Ainda que não seja unânime, nos últimos anos a imprensa tem trazido o Supremo, como outras instâncias superiores do Judiciário, para mais perto do chão geral. E há até muitos tratamentos de ministros do Supremo como humanos mesmo, com qualificações profissionais, intelectuais e outras, equivalentes às de milhões sem o privilégio de tabus e de presunções olimpianas. Capazes e sujeitos, como todos esses, à permuta dos tratamentos próprios das relações civilizadas.
Mesmo quando se equivocam, por falta de clareza até para os colegas ou na defesa de artifícios e tergiversações, alguns ministros estranham o enfraquecimento do tabu, talvez tomado ainda por dever alheio.

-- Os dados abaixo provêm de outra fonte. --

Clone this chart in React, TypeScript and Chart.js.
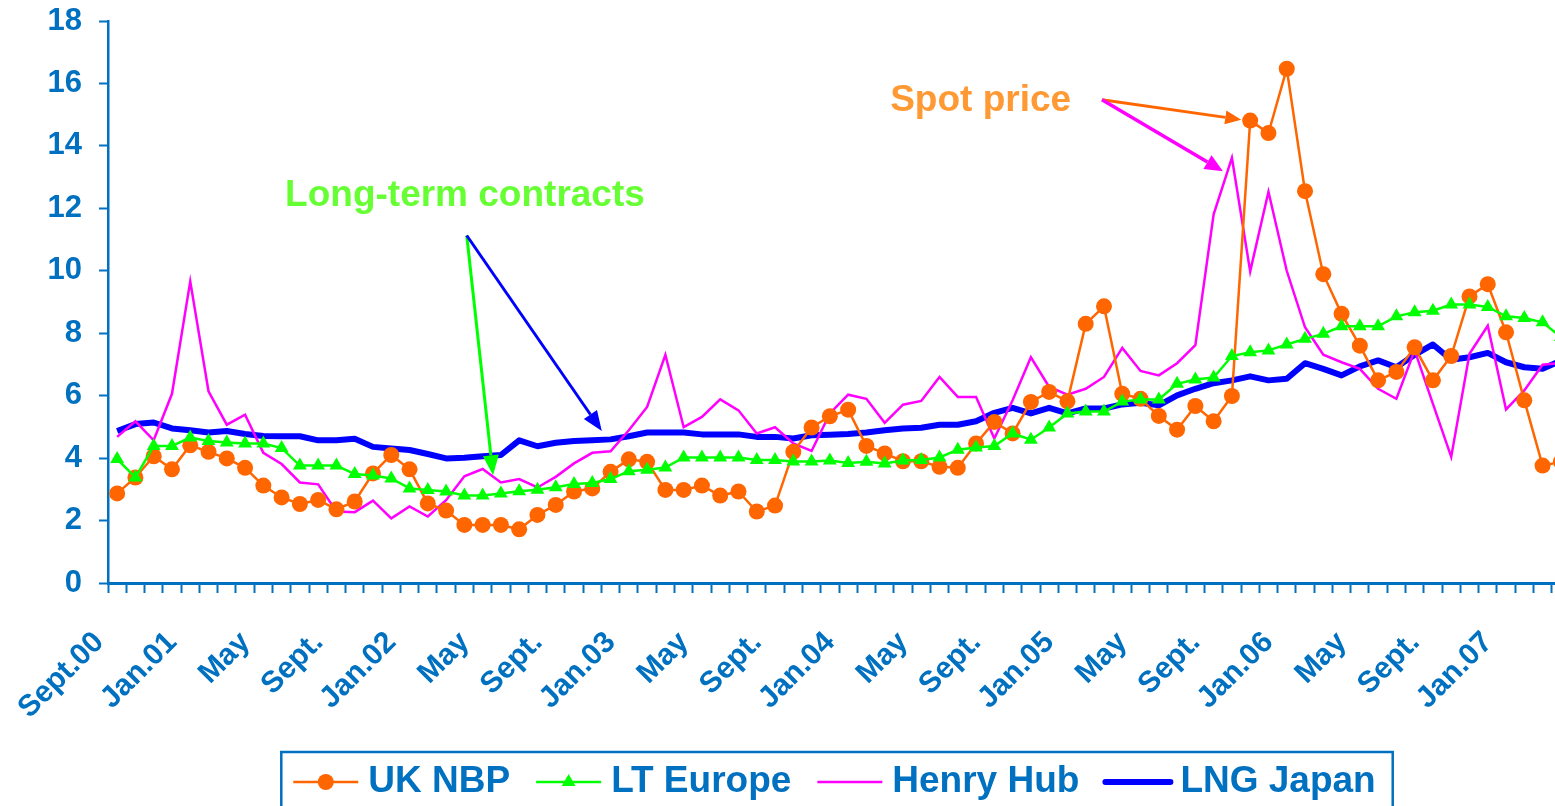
import React, { useEffect, useRef } from 'react';
import { Chart, registerables } from 'chart.js';

Chart.register(...registerables);

// ---------- data ----------
const startYear = 2000;
const startMonth = 8; // September (0-based)
const monthCount = 80;
const categories: string[] = Array.from({ length: monthCount }, (_, i) => {
  const m = (startMonth + i) % 12;
  const y = startYear + Math.floor((startMonth + i) / 12);
  return `${y}-${String(m + 1).padStart(2, '0')}`;
});

const tickLabels = [
  'Sept.00', 'Jan.01', 'May', 'Sept.', 'Jan.02', 'May', 'Sept.', 'Jan.03', 'May', 'Sept.',
  'Jan.04', 'May', 'Sept.', 'Jan.05', 'May', 'Sept.', 'Jan.06', 'May', 'Sept.', 'Jan.07',
];
const tickLabelEvery = 4;

const ukNbp = [
  2.87, 3.38, 4.06, 3.64, 4.41, 4.2, 3.99, 3.69, 3.12, 2.74,
  2.53, 2.66, 2.36, 2.61, 3.51, 4.1, 3.64, 2.55, 2.32, 1.86,
  1.86, 1.86, 1.72, 2.18, 2.5, 2.93, 3.03, 3.56, 3.96, 3.88,
  2.98, 2.98, 3.12, 2.8, 2.93, 2.29, 2.48, 4.2, 4.98, 5.34,
  5.55, 4.39, 4.15, 3.9, 3.9, 3.72, 3.69, 4.47, 5.16, 4.79,
  5.8, 6.12, 5.82, 8.3, 8.86, 6.06, 5.9, 5.35, 4.91, 5.67,
  5.18, 5.99, 14.81, 14.41, 16.47, 12.55, 9.89, 8.62, 7.6, 6.49,
  6.76, 7.55, 6.49, 7.27, 9.18, 9.57, 8.03, 5.85, 3.76, 3.88,
];

const ltEurope = [
  3.97, 3.38, 4.39, 4.39, 4.66, 4.55, 4.5, 4.47, 4.47, 4.32,
  3.76, 3.76, 3.76, 3.49, 3.44, 3.35, 3.03, 2.98, 2.93, 2.8,
  2.8, 2.87, 2.94, 2.99, 3.07, 3.17, 3.2, 3.33, 3.58, 3.63,
  3.7, 4.02, 4.02, 4.02, 4.02, 3.94, 3.94, 3.89, 3.89, 3.92,
  3.84, 3.88, 3.83, 3.92, 3.94, 4.02, 4.27, 4.34, 4.39, 4.79,
  4.59, 4.98, 5.43, 5.49, 5.49, 5.81, 5.88, 5.88, 6.38, 6.52,
  6.58, 7.27, 7.39, 7.45, 7.64, 7.82, 7.98, 8.22, 8.22, 8.22,
  8.54, 8.67, 8.72, 8.92, 8.92, 8.84, 8.54, 8.49, 8.35, 7.88,
];

const henryHub = [
  4.68, 5.18, 4.57, 6.06, 9.66, 6.14, 5.07, 5.39, 4.17, 3.81,
  3.22, 3.16, 2.29, 2.27, 2.64, 2.07, 2.45, 2.13, 2.65, 3.42,
  3.65, 3.22, 3.33, 3.06, 3.4, 3.83, 4.17, 4.22, 4.89, 5.64,
  7.31, 4.99, 5.32, 5.88, 5.53, 4.79, 4.99, 4.47, 4.23, 5.43,
  6.03, 5.9, 5.13, 5.71, 5.83, 6.6, 5.96, 5.96, 4.63, 5.85,
  7.23, 6.28, 6.03, 6.22, 6.6, 7.53, 6.79, 6.65, 7.04, 7.62,
  11.81, 13.62, 9.98, 12.53, 10.0, 8.19, 7.31, 7.07, 6.86, 6.22,
  5.9, 7.45, 5.74, 4.04, 7.34, 8.24, 5.56, 6.17, 6.99, 7.05,
];

const lngJapan = [
  4.87, 5.09, 5.14, 4.95, 4.89, 4.82, 4.87, 4.77, 4.71, 4.7,
  4.7, 4.57, 4.57, 4.62, 4.36, 4.31, 4.26, 4.13, 3.99, 4.01,
  4.06, 4.1, 4.57, 4.38, 4.49, 4.55, 4.57, 4.6, 4.7, 4.82,
  4.82, 4.82, 4.76, 4.76, 4.76, 4.68, 4.68, 4.63, 4.73, 4.75,
  4.77, 4.82, 4.89, 4.95, 4.97, 5.07, 5.07, 5.18, 5.45, 5.61,
  5.43, 5.61, 5.43, 5.59, 5.59, 5.72, 5.77, 5.69, 6.01, 6.22,
  6.4, 6.49, 6.62, 6.49, 6.54, 7.04, 6.86, 6.65, 6.94, 7.13,
  6.91, 7.31, 7.64, 7.15, 7.23, 7.37, 7.07, 6.91, 6.86, 7.12,
];

// annotation anchors, in data space: [category index, value]
const longTermLabelAt = [9.19, 12.09];
const longTermArrowFrom = [19.13, 11.13];
const longTermArrowToLT = [20.57, 3.45];
const longTermArrowToLNG = [26.52, 4.87];
const spotLabelAt = [42.3, 15.13];
const spotArrowFrom = [53.89, 15.48];
const spotArrowToNBP = [61.51, 14.84];
const spotArrowToHH = [60.51, 13.19];

// ---------- styles ----------
const AXIS_BLUE = '#0070C0';
const FONT = '"Liberation Sans", Arial, Helvetica, sans-serif';
const C_NBP = '#FF6600';
const C_LT = '#00FF00';
const C_HH = '#FF00FF';
const C_LNG = '#0000FF';

function drawArrow(
  ctx: CanvasRenderingContext2D,
  x1: number, y1: number, x2: number, y2: number,
  color: string, width: number, headLen: number, headHalf: number,
) {
  const ang = Math.atan2(y2 - y1, x2 - x1);
  const bx = x2 - headLen * Math.cos(ang);
  const by = y2 - headLen * Math.sin(ang);
  ctx.strokeStyle = color;
  ctx.lineWidth = width;
  ctx.lineCap = 'butt';
  ctx.beginPath();
  ctx.moveTo(x1, y1);
  ctx.lineTo(bx, by);
  ctx.stroke();
  ctx.fillStyle = color;
  ctx.beginPath();
  ctx.moveTo(x2, y2);
  ctx.lineTo(bx + headHalf * Math.sin(ang), by - headHalf * Math.cos(ang));
  ctx.lineTo(bx - headHalf * Math.sin(ang), by + headHalf * Math.cos(ang));
  ctx.closePath();
  ctx.fill();
}

function drawMarker(ctx: CanvasRenderingContext2D, style: string, x: number, y: number, r: number, color: string) {
  ctx.fillStyle = color;
  ctx.beginPath();
  if (style === 'circle') {
    ctx.arc(x, y, r, 0, Math.PI * 2);
  } else if (style === 'triangle') {
    let rad = 0;
    ctx.moveTo(x + Math.sin(rad) * r, y - Math.cos(rad) * r);
    rad += (2 * Math.PI) / 3;
    ctx.lineTo(x + Math.sin(rad) * r, y - Math.cos(rad) * r);
    rad += (2 * Math.PI) / 3;
    ctx.lineTo(x + Math.sin(rad) * r, y - Math.cos(rad) * r);
    ctx.closePath();
  }
  ctx.fill();
}

const annotationPlugin = {
  id: 'annotationsAndLegend',
  afterDraw(chart: any) {
    const ctx: CanvasRenderingContext2D = chart.ctx;
    const xs = chart.scales.x;
    const ys = chart.scales.y;
    const P = (p: number[]) => [xs.getPixelForValue(p[0]), ys.getPixelForValue(p[1])];
    ctx.save();

    // annotation texts
    ctx.textBaseline = 'alphabetic';
    ctx.textAlign = 'left';
    ctx.font = `bold 37px ${FONT}`;
    ctx.fillStyle = '#66FF33';
    const lt = P(longTermLabelAt);
    ctx.fillText('Long-term contracts', lt[0], lt[1]);
    ctx.fillStyle = '#FF9933';
    const sp = P(spotLabelAt);
    ctx.fillText('Spot price', sp[0], sp[1]);

    // arrows
    const a0 = P(longTermArrowFrom);
    const a1 = P(longTermArrowToLT);
    const a2 = P(longTermArrowToLNG);
    drawArrow(ctx, a0[0], a0[1], a1[0], a1[1], C_LT, 3, 20, 8);
    drawArrow(ctx, a0[0], a0[1], a2[0], a2[1], C_LNG, 3, 20, 8);
    const s0 = P(spotArrowFrom);
    const s1 = P(spotArrowToNBP);
    const s2 = P(spotArrowToHH);
    drawArrow(ctx, s0[0], s0[1], s1[0], s1[1], C_NBP, 3, 16, 7);
    drawArrow(ctx, s0[0], s0[1], s2[0], s2[1], C_HH, 3.5, 18, 8);

    // legend
    const items = chart.data.datasets.map((d: any) => ({
      text: d.label as string,
      color: d.borderColor as string,
      width: d.borderWidth as number,
      marker: d.pointRadius > 0 ? (d.pointStyle as string) : '',
      r: d.pointRadius as number,
    }));
    ctx.font = `bold 37px ${FONT}`;
    const lineLen = 65;
    const gapText = 10;
    const gapItem = 26;
    const padL = 12;
    const padR = 17;
    let total = padL + padR + gapItem * (items.length - 1);
    items.forEach((it: any) => { total += lineLen + gapText + ctx.measureText(it.text).width; });
    const ca = chart.chartArea;
    const cx = (ca.left + ca.right) / 2 - 2;
    const boxL = cx - total / 2;
    const boxT = ca.bottom + 169;
    const midY = ca.bottom + 199;
    ctx.strokeStyle = AXIS_BLUE;
    ctx.lineWidth = 2.5;
    ctx.strokeRect(boxL, boxT, total, 140);
    let x = boxL + padL;
    items.forEach((it: any) => {
      ctx.strokeStyle = it.color;
      ctx.lineWidth = it.width;
      ctx.lineCap = it.width > 4 ? 'round' : 'butt';
      ctx.beginPath();
      ctx.moveTo(x, midY);
      ctx.lineTo(x + lineLen, midY);
      ctx.stroke();
      if (it.marker) drawMarker(ctx, it.marker, x + lineLen / 2, midY, it.r, it.color);
      x += lineLen + gapText;
      ctx.fillStyle = AXIS_BLUE;
      ctx.textBaseline = 'middle';
      ctx.fillText(it.text, x, midY);
      x += ctx.measureText(it.text).width + gapItem;
    });
    ctx.restore();
  },
};

export default function App() {
  const ref = useRef<HTMLCanvasElement | null>(null);

  useEffect(() => {
    if (!ref.current) return;
    const chart = new Chart(ref.current, {
      type: 'line',
      data: {
        labels: categories,
        datasets: [
          {
            label: 'UK NBP', data: ukNbp, borderColor: C_NBP, backgroundColor: C_NBP,
            borderWidth: 2.5, pointStyle: 'circle', pointRadius: 8, pointBorderWidth: 0,
            pointBackgroundColor: C_NBP, order: 1, tension: 0,
          },
          {
            label: 'LT Europe', data: ltEurope, borderColor: C_LT, backgroundColor: C_LT,
            borderWidth: 2.5, pointStyle: 'triangle', pointRadius: 8, pointBorderWidth: 0,
            pointBackgroundColor: C_LT, order: 0, tension: 0,
          },
          {
            label: 'Henry Hub', data: henryHub, borderColor: C_HH, backgroundColor: C_HH,
            borderWidth: 2.5, pointRadius: 0, order: 2, tension: 0,
          },
          {
            label: 'LNG Japan', data: lngJapan, borderColor: C_LNG, backgroundColor: C_LNG,
            borderWidth: 6, pointRadius: 0, order: 3, tension: 0, borderJoinStyle: 'round',
          },
        ],
      } as any,
      options: {
        responsive: true,
        maintainAspectRatio: false,
        animation: false,
        layout: { autoPadding: false, padding: { top: 21, right: 0, bottom: 127, left: 0 } },
        plugins: { legend: { display: false }, tooltip: { enabled: false } },
        scales: {
          x: {
            type: 'category',
            offset: true,
            grid: {
              display: true, drawOnChartArea: false, drawTicks: true, tickLength: 10,
              tickColor: AXIS_BLUE, tickWidth: 2, offset: true,
            },
            border: { display: true, color: AXIS_BLUE, width: 3 },
            ticks: {
              autoSkip: false, minRotation: 45, maxRotation: 45, color: AXIS_BLUE,
              font: { family: FONT, size: 30, weight: 'bold' }, padding: 32, labelOffset: -18,
              callback: (_v: any, i: number) => (i % tickLabelEvery === 0 ? tickLabels[i / tickLabelEvery] ?? '' : ''),
            },
            afterFit: (s: any) => { s.height = 150; s.paddingLeft = 0; s.paddingRight = 0; },
          },
          y: {
            min: 0, max: 18,
            grid: {
              display: true, drawOnChartArea: false, drawTicks: true, tickLength: 9,
              tickColor: AXIS_BLUE, tickWidth: 2,
            },
            border: { display: true, color: AXIS_BLUE, width: 2.5 },
            ticks: {
              stepSize: 2, color: AXIS_BLUE, padding: 17,
              font: { family: FONT, size: 31, weight: 'bold' },
            },
            afterFit: (s: any) => { s.width = 108; s.paddingTop = 0; s.paddingBottom = 0; },
          },
        },
      } as any,
      plugins: [annotationPlugin],
    });
    return () => chart.destroy();
  }, []);

  return (
    <div style={{ position: 'fixed', left: 0, top: 0, width: 1555, height: 806, overflow: 'hidden', background: '#fff' }}>
      <div style={{ position: 'relative', width: 1570, height: 860 }}>
        <canvas ref={ref} />
      </div>
    </div>
  );
}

Mas o jornalismo e a democracia ganham: sempre que um dos dois ganha, o outro se fortalece.

Estranhezas
A decisão da Assembléia Legislativa fluminense de anular a prisão do deputado estadual e ex-delegado Álvaro Lins, pela Polícia Federal, pode ser eticamente deplorada, mas não foi legalmente abusiva. Detentor de mandato, Álvaro Lins só poderia ser preso em flagrante, e não foi o caso. Não é provável que essa proteção a mandatários seja ignorada pelos responsáveis por investigações, acusações, mandados e prisões do bando que esteve na cúpula da polícia civil fluminense. Ficou a suspeita de algo irrevelado por trás da decisão de prender o deputado junto com seus ex-auxiliares sob acusação.

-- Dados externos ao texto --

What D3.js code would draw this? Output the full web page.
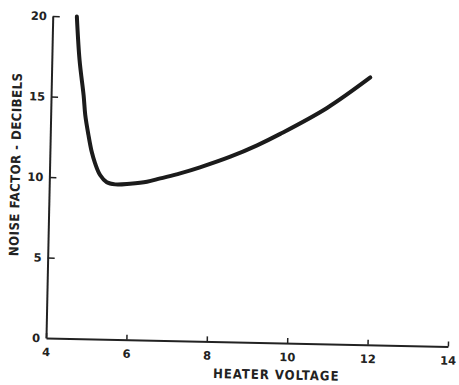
<!DOCTYPE html>
<html>
<head>
<meta charset="utf-8">
<script src="https://cdn.jsdelivr.net/npm/d3@7"></script>
<style>
body { margin: 0; background: #fff; }
svg { display: block; }
</style>
</head>
<body>
<div id="chart"></div>
<script>
// noise factor vs heater voltage
var voltage = [4.60, 4.69, 4.81, 4.86, 4.95, 5.04, 5.13, 5.26, 5.43, 5.64, 6.01, 6.43, 6.76, 7.25, 7.74, 8.49, 9.15, 9.72, 10.87, 11.93];
var noise   = [20.0, 17.3, 15.1, 13.9, 12.66, 11.62, 10.91, 10.19, 9.75, 9.63, 9.69, 9.83, 10.06, 10.4, 10.8, 11.5, 12.24, 12.98, 14.65, 16.6];
var xTicks = [4, 6, 8, 10, 12, 14];
var yTicks = [0, 5, 10, 15, 20];

var margin = {top: 16, right: 11, bottom: 47, left: 46},
    w = 459,
    h = 385;
var width = w - margin.left - margin.right,
    height = h - margin.top - margin.bottom;

var tilt = 1.2; // the scanned page sits slightly askew

var font = "'DejaVu Sans Condensed', 'DejaVu Sans', sans-serif";
var ink = "#222";

var xScale = d3.scaleLinear()
    .domain([4, 14])
    .range([0, width]);

var yScale = d3.scaleLinear()
    .domain([0, 20])
    .range([height, 0]);

var line = d3.line()
    .x(function(d, i) { return xScale(voltage[i]); })
    .y(function(d) { return yScale(d); })
    .curve(d3.curveCatmullRom.alpha(0.5));

var svg = d3.select("#chart")
    .append("svg")
    .attr("width", w)
    .attr("height", h);

var g = svg.append("g")
    .attr("transform", "translate(" + margin.left + "," + margin.top + ") rotate(" + tilt + ",0," + height + ")");

var xAxis = g.append("g")
    .attr("transform", "translate(0," + height + ")")
    .call(d3.axisBottom(xScale).tickValues(xTicks).tickSizeInner(-5).tickSizeOuter(0).tickPadding(10));

var yAxis = g.append("g")
    .call(d3.axisLeft(yScale).tickValues(yTicks).tickSizeInner(-7).tickSizeOuter(0).tickPadding(6));

[xAxis, yAxis].forEach(function(a) {
  a.select(".domain").attr("stroke", ink).attr("stroke-width", 2);
  a.selectAll(".tick line").attr("stroke", ink).attr("stroke-width", 1.5);
  a.selectAll(".tick text")
    .attr("fill", ink)
    .style("font-family", "'DejaVu Sans', sans-serif")
    .style("font-size", "11.5px")
    .style("font-weight", "bold");
});
yAxis.selectAll(".tick").filter(function(d) { return d === 0; }).select("line").remove();

g.append("text")
    .attr("transform", "translate(-34,149) rotate(-90)")
    .attr("text-anchor", "middle")
    .attr("dominant-baseline", "central")
    .attr("fill", ink)
    .style("font-family", font)
    .style("font-size", "13px")
    .style("font-weight", "bold")
    .style("letter-spacing", "0.5px")
    .text("NOISE FACTOR - DECIBELS");

g.append("text")
    .attr("x", 231)
    .attr("y", height + 32)
    .attr("text-anchor", "middle")
    .attr("dominant-baseline", "central")
    .attr("fill", ink)
    .style("font-family", font)
    .style("font-size", "13px")
    .style("font-weight", "bold")
    .style("letter-spacing", "1px")
    .text("HEATER VOLTAGE");

g.append("path")
    .datum(noise)
    .attr("fill", "none")
    .attr("stroke", "#1b1b1b")
    .attr("stroke-width", 4)
    .attr("stroke-linejoin", "round")
    .attr("stroke-linecap", "round")
    .attr("d", line);
</script>
</body>
</html>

Pela maneira como foi feito o envolvimento de Anthony Garotinho, dado como integrante de uma quadrilha armada, ou o procurador federal que o acusa tem provas que não revelou, ou fez a gravíssima acusação sem as condições mínimas necessárias. As frases esparsas de telefonemas, que expôs, não têm relação explícita com ilicitude. Podem ter muitos sentidos e caberiam na relação funcional de um superior em resposta a um auxiliar que pede substituições de subordinados seus. Uma delas, dada como a mais indicativa do comprometimento de Anthony Garotinho, revelou-se agora como pedido ou sugestão da Federação das Indústrias do Rio de Janeiro.
A Procuradoria deve explicações, porque, acima das acusações, deixou a suspeita de precipitação e, pior, de injunção política incluída em um caso criminal cujos praticantes e atos já são conhecidos há meses.